George Bellows shows an illegal boxing match or ‘stag’ from the turn of the century. His fighters in ‘A Stag at Sharkey’s’ are strong, muscular and shown in a pyramid shaped tussle. In ‘Isolation’ he shows a lonely man surrounded by courting couples in Central Park. He reflects his strong moral and left wing views in some of his works, such as ‘Electrocution’ from 1917 where the prisoner is strapped to the electric chair awaiting his fate. An d his ‘Dance in a Madhouse’ is a haunting vision of inhabitants of the asylum wards in a macabre dance. All his works are in black and white, and very striking.


Later artists featured here reflect the changing New York skyline, such as Louis Lozowick with his ‘New York’ from 1925 showing the rising skyscrapers in another distinctive black and white print. Martin Lewis shows a clever use of shadow in his prints. His ‘Quarter of Nine, Saturday’s Children’ features smart young women going to work in the fashionable New York department stores as they ‘work hard for their living’ as the nursery rhyme goes. Robert Figgs returns to the imagery of the mentally ill in his ‘Psychopathic Ward’ from 1940. He shows the inmates in a fragile and vulnerable light.

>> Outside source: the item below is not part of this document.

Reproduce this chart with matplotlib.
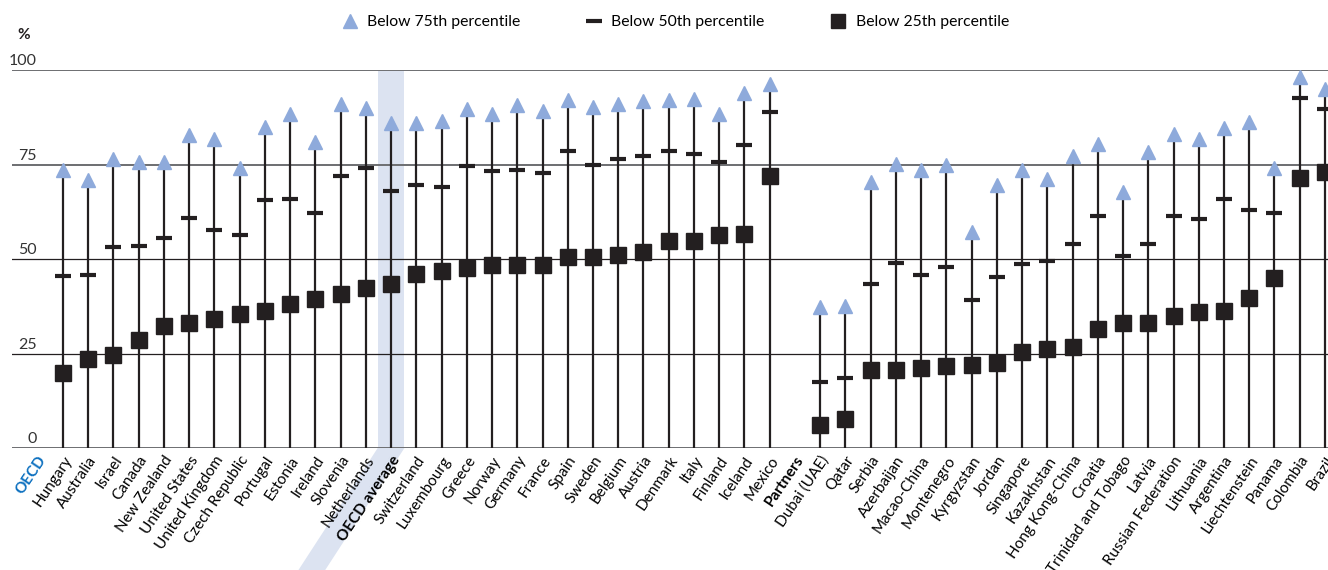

The displays reflect the economic hardship of the Great Depression, and also the Federal Art Project which revitalised print making as part of Roosevelt’s New Deal. By the 1940s the prints are more abstract, such as those by Jackson Pollock, and the vivid horror of a piece depicting the threatened nuclear holocaust by Hans Burkhardt in his ‘After the Bomb’ from 1948.


This is a fascinating exhibition, which is a real window on the social, economic and moral issues absorbing America in the first half of the twentieth century, shown via some spectacular and insightful prints.